Ainsi vont nos cœurs.
J'ai repensé au point de départ, à ce studio minuscule en banlieue parisienne, son rez-de-chaussée bruyant, mal isolé, aux trajets quotidiens en métro, à cette vie étriquée dont je n’aurais jamais osé rêver sortir. Et je vois aujourd’hui cette maison, ce jardin, cette vie douce et lente, ce foyer auquel je peux consacrer tout mon cœur, toute mon âme.
Évidemment, tout n’est pas parfait. Rien ne le sera jamais vraiment, parce que la perfection n’appartient pas à ce monde et pourtant, j'ai bien souvent comme un avant-goût d’éternité.
J'ai encore des rêves, bien sûr, des projets, des désirs qui me portent, mais je sais apprécier pleinement l'ici et maintenant, et mon cœur sait désormais où se fixer ; sur Celui sans qui rien de tout cela n’existerait,
L’essentiel, la priorité absolue.
Mon âme,
et son Créateur.
Ainsi vont nos cœurs.
Quand j’étais petite, je rêvais d’avoir 20 ans.
Quand j’ai eu 20 ans, je rêvais de trouver l’amour.
Quand j’ai trouvé l’amour, je rêvais de quitter Paris.
Quand j’ai quitté Paris, je rêvais de fonder une famille.
Quand j’ai fondé ma famille, je rêvais d’une maison à la campagne.
Quand j’ai eu ma maison, je rêvais d’un chien.
Quand j’ai eu mon chien, je rêvais de poules.
Maintenant que j'ai des poules, je rêve d'un verger, d'un jardin plus grand, de plus de campagne, plus de silence, de plus, toujours plus...
Ainsi vont nos cœurs ; sans cesse ils renouvellent leurs désirs, toujours en mouvement, toujours tendus vers un peu plus de vie, un peu plus de beauté, un peu plus de plénitude. C'est une bonne chose lorsque ces désirs sont beaux et bons, lorsqu'ils nous réjouissent, nous rapprochent de l'essentiel et nous donnent assez d'élan pour avancer. Et, paradoxalement, en ce qui me concerne, ils me mènent vers une vie plus simple, plus de savoirs-faires, plus de lenteur... Mais malgré tout, cette quête incessante me rappelle combien nous sommes inachevés, combien même lorsque le bonheur est là, il n'est pourtant jamais complet.
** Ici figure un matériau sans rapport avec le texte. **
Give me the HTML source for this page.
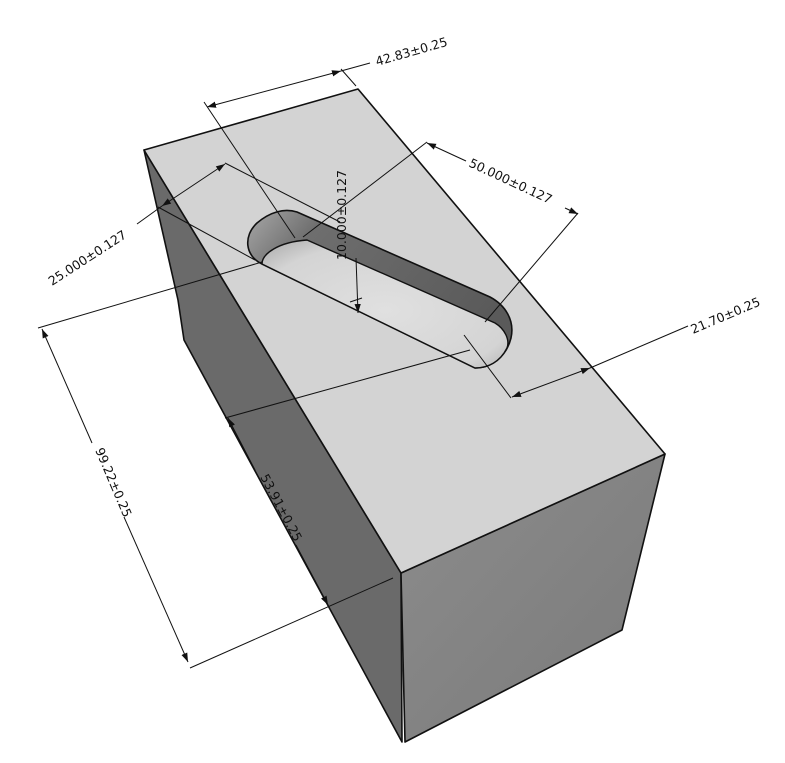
<!DOCTYPE html>
<html><head><meta charset="utf-8"><style>
html,body{margin:0;padding:0;background:#fff;}
svg{display:block;}
text{font-family:"DejaVu Sans","Liberation Sans",sans-serif;font-size:12.5px;fill:#111;}
</style></head><body>
<svg width="785" height="763" viewBox="0 0 785 763" xmlns="http://www.w3.org/2000/svg">
<defs>
<linearGradient id="front" x1="0" y1="0" x2="1" y2="1">
<stop offset="0" stop-color="#8c8c8c"/><stop offset="1" stop-color="#7a7a7a"/></linearGradient>
<linearGradient id="wall" x1="0" y1="0" x2="1" y2="0.5">
<stop offset="0" stop-color="#a8a8a8"/><stop offset="0.25" stop-color="#6e6e6e"/><stop offset="1" stop-color="#5a5a5a"/></linearGradient>
<radialGradient id="floor" cx="0.5" cy="0.55" r="0.7">
<stop offset="0" stop-color="#e0e0e0"/><stop offset="0.75" stop-color="#d4d4d4"/><stop offset="1" stop-color="#b0b0b0"/></radialGradient>
<marker id="ar" viewBox="0 0 10 10" refX="10" refY="5" markerWidth="9" markerHeight="9" orient="auto-start-reverse" markerUnits="userSpaceOnUse">
<path d="M0,1.5 L10,5 L0,8.5 Z" fill="#111"/></marker>
</defs>
<polygon points="144,150 401,573 402,742 184,340 178,300" fill="#6a6a6a" stroke="#111" stroke-width="1.6" stroke-linejoin="round"/>
<polygon points="401,573 665,454 622,630 405,742" fill="url(#front)" stroke="#111" stroke-width="1.6" stroke-linejoin="round"/>
<polygon points="144,150 358,89 665,454 401,573" fill="#d3d3d3" stroke="#111" stroke-width="1.6" stroke-linejoin="round"/>
<!-- slot rim -->
<path d="M297,212 L490,297 C505,305 515,320 511,338 C506,358 490,368 475,368 L262,264 C245,256 243,236 257,223 C270,212 284,208 297,212 Z" fill="url(#wall)" stroke="#111" stroke-width="1.6"/>
<!-- slot floor -->
<path d="M307,240 L495,323 C505,329 510,340 507,348 C500,362 488,368 475,368 L262,264 C262,254 278,242 307,240 Z" fill="url(#floor)" stroke="#111" stroke-width="1.4"/>
<g stroke="#111" stroke-width="1" fill="none">
<line x1="207" y1="107" x2="341" y2="71" marker-start="url(#ar)" marker-end="url(#ar)"/>
<line x1="341" y1="71" x2="370" y2="63"/>
<line x1="204" y1="102" x2="295" y2="238"/>
<line x1="341" y1="69" x2="356" y2="86"/>
<line x1="162" y1="206" x2="225" y2="164" marker-start="url(#ar)" marker-end="url(#ar)"/>
<line x1="162" y1="206" x2="137" y2="224"/>
<line x1="225" y1="163" x2="340" y2="222"/>
<line x1="158" y1="207" x2="255" y2="260"/>
<line x1="427" y1="143" x2="466" y2="161" marker-start="url(#ar)"/>
<line x1="565" y1="208" x2="578" y2="214" marker-end="url(#ar)"/>
<line x1="427" y1="142" x2="303" y2="237"/>
<line x1="578" y1="213" x2="485" y2="322"/>
<line x1="356" y1="258" x2="358" y2="313" marker-end="url(#ar)"/>
<line x1="350" y1="302" x2="362" y2="298"/>
<line x1="512" y1="397" x2="590" y2="368" marker-start="url(#ar)" marker-end="url(#ar)"/>
<line x1="590" y1="368" x2="688" y2="326"/>
<line x1="464" y1="335" x2="511" y2="398"/>
<line x1="38" y1="328" x2="262" y2="262"/>
<line x1="225" y1="418" x2="470" y2="350"/>
<line x1="42" y1="329" x2="92" y2="443" marker-start="url(#ar)"/>
<line x1="124" y1="517" x2="188" y2="662" marker-end="url(#ar)"/>
<line x1="190" y1="668" x2="393" y2="578"/>
<line x1="228" y1="418" x2="255" y2="470" marker-start="url(#ar)"/>
<line x1="296" y1="545" x2="328" y2="605" marker-end="url(#ar)"/>
</g>
<text transform="translate(377,66) rotate(-16)">42.83±0.25</text>
<text transform="translate(52,286) rotate(-33)">25.000±0.127</text>
<text transform="translate(468,166) rotate(25)">50.000±0.127</text>
<text transform="translate(346,260) rotate(-90)">10.000±0.127</text>
<text transform="translate(693,334) rotate(-23)">21.70±0.25</text>
<text transform="translate(95,450) rotate(67)">99.22±0.25</text>
<text transform="translate(260,477) rotate(62)">53.91±0.25</text>
</svg>
</body></html>
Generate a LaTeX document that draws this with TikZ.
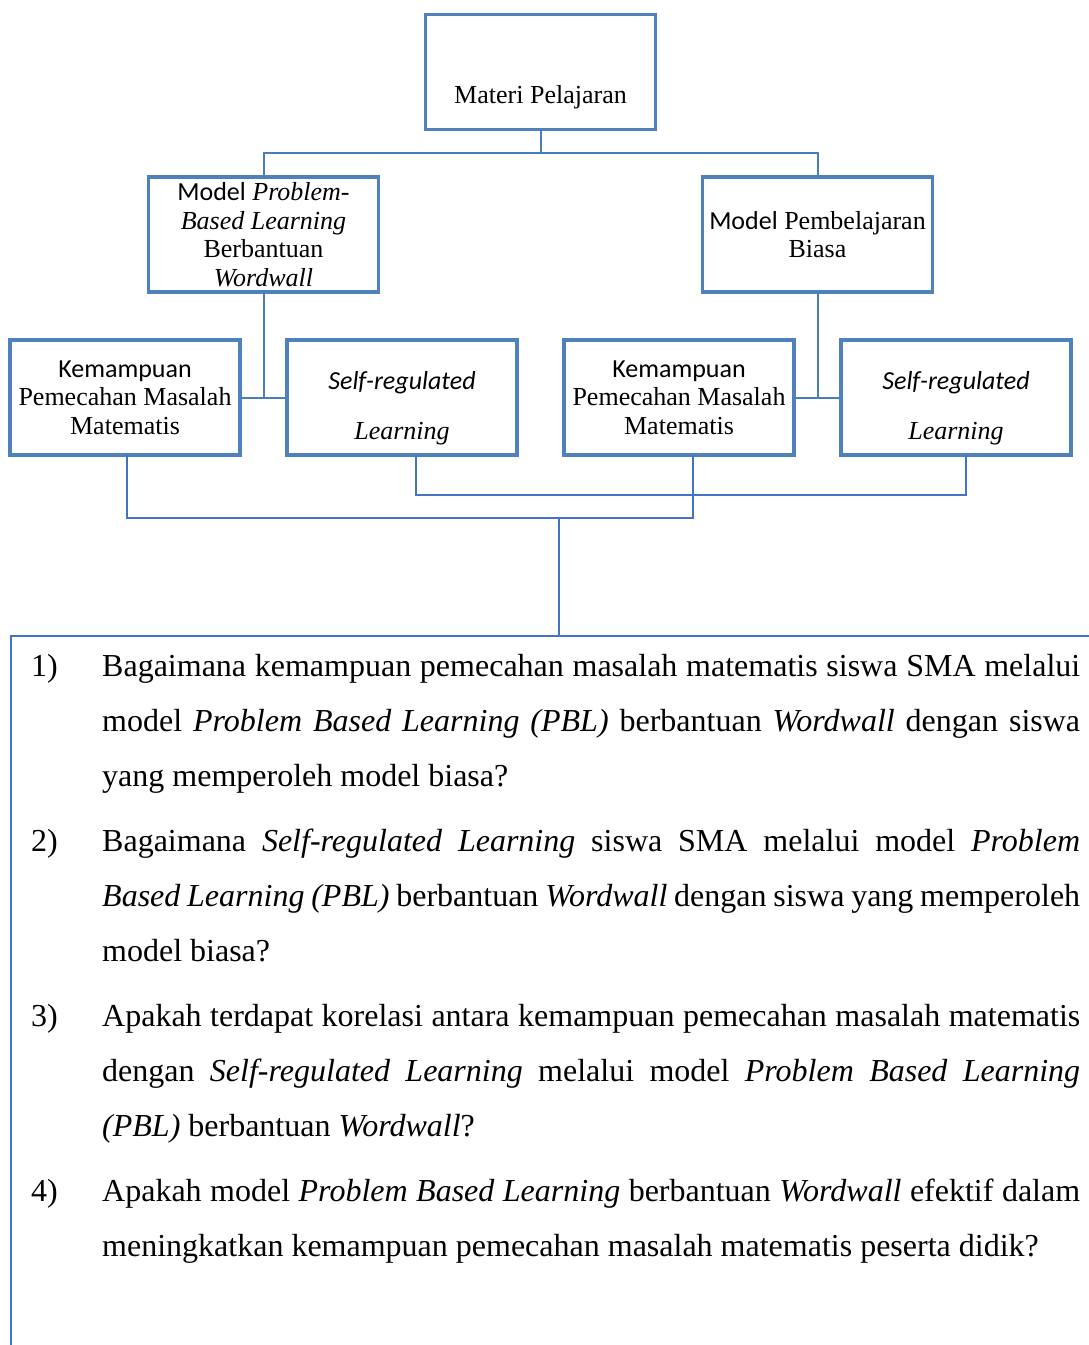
\documentclass[tikz,border=0pt]{standalone}
\usepackage{fontspec}
\setmainfont{Liberation Serif}
\newfontfamily\calibri{Carlito}
\usetikzlibrary{positioning}

\definecolor{kotakbiru}{HTML}{4F81BD}
\definecolor{garisbiru}{HTML}{4A7EBB}
\definecolor{garisbawah}{HTML}{4472C4}

\newcommand{\baris}[1]{\makebox[978pt][s]{#1}}

\tikzset{
  kotak/.style={rectangle, draw=kotakbiru, line width=3.5pt, outer sep=0pt, inner sep=0pt,
    minimum width=230pt, minimum height=115pt, align=center, font=\fontsize{26}{28.5}\selectfont},
  garis/.style={draw=garisbiru, line width=2pt},
  garisb/.style={draw=garisbawah, line width=2pt},
  nomor/.style={anchor=base west, inner sep=0pt, font=\fontsize{32}{55}\selectfont},
  soal/.style={anchor=base west, inner sep=0pt, text width=978pt, align=justify,
    font=\fontsize{32}{55}\selectfont}
}

\begin{document}
\begin{tikzpicture}[x=1pt,y=-1pt]
\useasboundingbox (0,0) rectangle (1089,1345);

% Materi
\node[kotak, text height=88pt, text depth=26pt] (materi) at (540.5,72) {Materi Pelajaran};

% Model pembelajaran
\node[kotak] (pbl) at (263.5,234.5) {{\calibri Model} \textit{Problem-}\\\textit{Based Learning}\\Berbantuan\\\textit{Wordwall}};
\node[kotak] (biasa) at (817.5,234.5) {{\calibri Model} Pembelajaran\\Biasa};

% Variabel
\node[kotak] (kpm1) at (125,397.5) {{\calibri Kemampuan}\\Pemecahan Masalah\\Matematis};
\node[kotak, right=47pt of kpm1] (srl1) {\rule{0pt}{39pt}{\calibri\itshape Self-regulated}\\[21.5pt]\textit{Learning}};
\node[kotak, right=47pt of srl1] (kpm2) {{\calibri Kemampuan}\\Pemecahan Masalah\\Matematis};
\node[kotak, right=47pt of kpm2] (srl2) {\rule{0pt}{39pt}{\calibri\itshape Self-regulated}\\[21.5pt]\textit{Learning}};

% Rumusan masalah
\node[rectangle, draw=garisbawah, line width=2pt, anchor=north west, minimum width=1097pt, minimum height=760pt] (rumusan) at (9.5,635) {};

\node[nomor] (n1) at (31,676) {1)};
\node[soal] (q1) at (102,676) {\baris{Bagaimana kemampuan pemecahan masalah matematis siswa SMA melalui}\\
  \baris{model \textit{Problem Based Learning (PBL)} berbantuan \textit{Wordwall} dengan siswa}\\
  yang memperoleh model biasa?};
\node[nomor] (n2) at (31,851) {2)};
\node[soal] (q2) at (102,851) {\baris{Bagaimana \textit{Self-regulated Learning} siswa SMA melalui model \textit{Problem}}\\
  \baris{\textit{Based Learning (PBL)} berbantuan \textit{Wordwall} dengan siswa yang memperoleh}\\
  model biasa?};
\node[nomor] (n3) at (31,1026) {3)};
\node[soal] (q3) at (102,1026) {\baris{Apakah terdapat korelasi antara kemampuan pemecahan masalah matematis}\\
  \baris{dengan \textit{Self-regulated Learning} melalui model \textit{Problem Based Learning}}\\
  \textit{(PBL)} berbantuan \textit{Wordwall}?};
\node[nomor] (n4) at (31,1201) {4)};
\node[soal] (q4) at (102,1201) {\baris{Apakah model \textit{Problem Based Learning} berbantuan \textit{Wordwall} efektif dalam}\\
  meningkatkan kemampuan pemecahan masalah matematis peserta didik?};

% Garis atas
\coordinate (cabang) at (540.5,153);
\draw[garis] (materi.south) -- (cabang);
\draw[garis] (pbl.north) |- (cabang) -| (biasa.north);
\draw[garis] (pbl.south) -- (pbl.south |- kpm1.east);
\draw[garis] (kpm1.east) -- (srl1.west);
\draw[garis] (biasa.south) -- (biasa.south |- kpm2.east);
\draw[garis] (kpm2.east) -- (srl2.west);

% Garis bawah
\draw[garisb] ([xshift=2pt]kpm1.south) -- ++(0,63) -| ([xshift=14pt]kpm2.south);
\draw[garisb] ([xshift=14pt]srl1.south) -- ++(0,40) -| ([xshift=10pt]srl2.south);
\draw[garisb] (rumusan.north) -- ++(0,-117);
\end{tikzpicture}
\end{document}
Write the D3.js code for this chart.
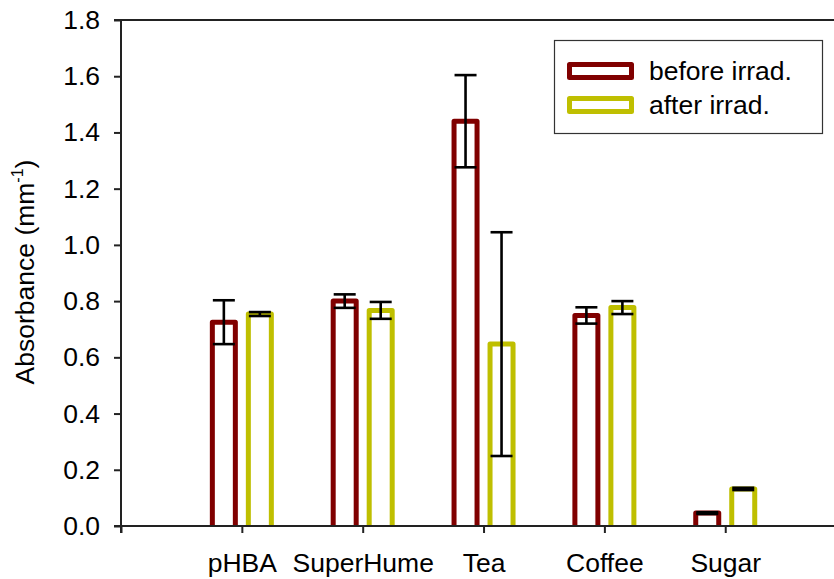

C'est bien normal ; nos coeurs sont fait pour l'infini.
Et pourtant, regardez combien nous nous donnons de mal pour atteindre ces buts !
On travaille dur pour habiter l’endroit dont on rêve,
On s’impose des efforts pour avoir le corps que l’on souhaite et la santé à laquelle on aspire,
On investit du temps, de l’argent, de l’énergie pour acquérir des compétences, pour bâtir nos projets, pour réaliser nos ambitions,
On se lève tôt, on se prive, on recommence mille fois pour progresser.
Si seulement nous nous donnions autant de mal pour grandir dans la vertu, pour aimer Dieu, accomplir sa volonté et purifier nos cœurs.
Si seulement nous avions la même ardeur pour faire connaître son Nom que pour faire avancer nos projets.
Imaginez alors ce que serait le monde,
si nos cœurs déployaient pour Lui la même énergie, la même passion, la même obstination qu’ils dépensent pour mille autres buts passagers.
Car tout ce que nous cherchons, tout ce que nous possédons, tout ce que nous croyons atteindre finira par s'évanouir ; nous gravissons des montagnes pour découvrir devant nous d'autres sommets, nous remplissons nos mains de biens et de réussites mais nos mains, sitôt ouvertes, à nouveau sont à moitié vides.
Mais en Dieu, rien ne se dérobe, rien ne s’épuise, rien ne déçoit et, quand l’âme Le trouve, elle sent que la soif qui l’agitait depuis toujours n’était qu’une intuition de ce Bien infini ; son désir, enfin, se fixe sur la source de toutes ses joies.
En Lui le cœur ne se heurte plus à aucun mur, aucune limite, il ne connaît plus l’inachevé ; tout n'est que plénitude, lumière, grandeur et perfection, et l’âme, étonnamment, se découvre rassasiée sans jamais être saturée.
Les biens de la terre sont enfin remis à leur juste place et notre cœur apprend à désirer autrement, il ne ressemble plus à un affamé qui cherche à combler un vide mais à un enfant plein de gratitude pour ce qu'il vit et reçoit. Alors nos maisons, nos familles, ce qu'on bâtit, tout cela nous renvoie sans cesse à plus grand et on ne s’y arrête plus comme à un but, mais comme aux prémisses de l'Éternité.